「もう一つの視点」クロニクル えらさんの映画レビュー(感想・評価)
もう一つの視点
YouTubeの動画の前に入る宣伝動画。いつもはイライラさせられるだけなのに、この映画の予告編は違った。一発で魅せられ、前情報は入れず早速映画館に向かい鑑賞。『パシフィック・リム』に匹敵する衝撃度の体験をしました。
他の方も書かれていますが、この作品は「ファウンド・フッテージ」「男子高校生」「超能力」などそれぞれの要素がガッチリ組み合わさっているのが素晴らしいです。
序盤は手持ちカメラ視点で男子高校生の日常を描き、超能力を得るまでに3人のキャラクターは容易く把握できます。手持ちカメラが日常を映すのに相性抜群なのは言うまでもないけど、それだけで終わらないところに作り手のセンスや作り込みが伺えました。まさか手持ちカメラというありがちなツールと超能力を組み合せるとは。
そこから超能力が強くなる過程、それに伴って変化していくアンドリューの心理を丁寧に描いているからこそ、終盤の展開の恐怖感や悲壮感、衝撃度、感情移入度が格段に増してると思います。

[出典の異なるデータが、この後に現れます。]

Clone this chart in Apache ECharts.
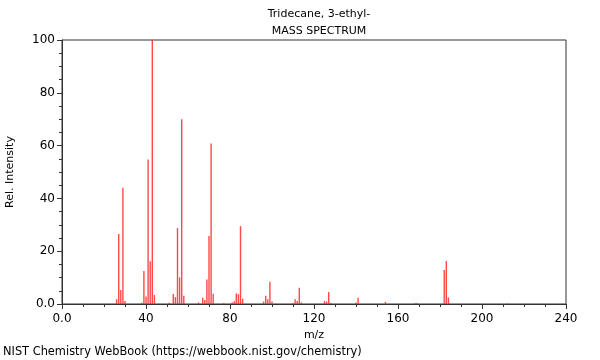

終盤では手持ちカメラだけでなくテレビカメラ、監視カメラ、一般人の携帯カメラなどから様々な視点から主人公達を映しますが、特にテレビカメラ視点から映された主人公達は本当に現実の世界で浮遊しているようでしたね。乗っている人物が乗っている車が浮いてそのまま飛ばされるシーンなども臨場感がたまらないです。
ここまではありがちなレビューだけど、僕がこの映画で最も好きなシーンはマットがアンドリューが落とした父親を助けに行くシーン。
完全にたがが外れ暴走するアンドリューに恐怖感や悲しみを感じているところに、あの対象的なヒロイックな行動!最初は能力がもっとも下手くそだったこと、自らが作った「人前で能力を使わない」というルールをあのやり方で破ること、彼女(?)のカメラの隣から一気にビルの高いところまで飛んでいくあの構図(アングルは地上の彼女のカメラのまま)も合間って最高に高揚しました。この映画は一人のヒーロー誕生の物語でもあると思います。マットのその後が気になるな…。
アンドリューの話なので基本的に重たいけど、その後に広がる青空や救いのあるラストシーンで不思議な余韻が残ります。最高の青春SF映画!映画館での公開はもうすぐ終わってしまうので是非!!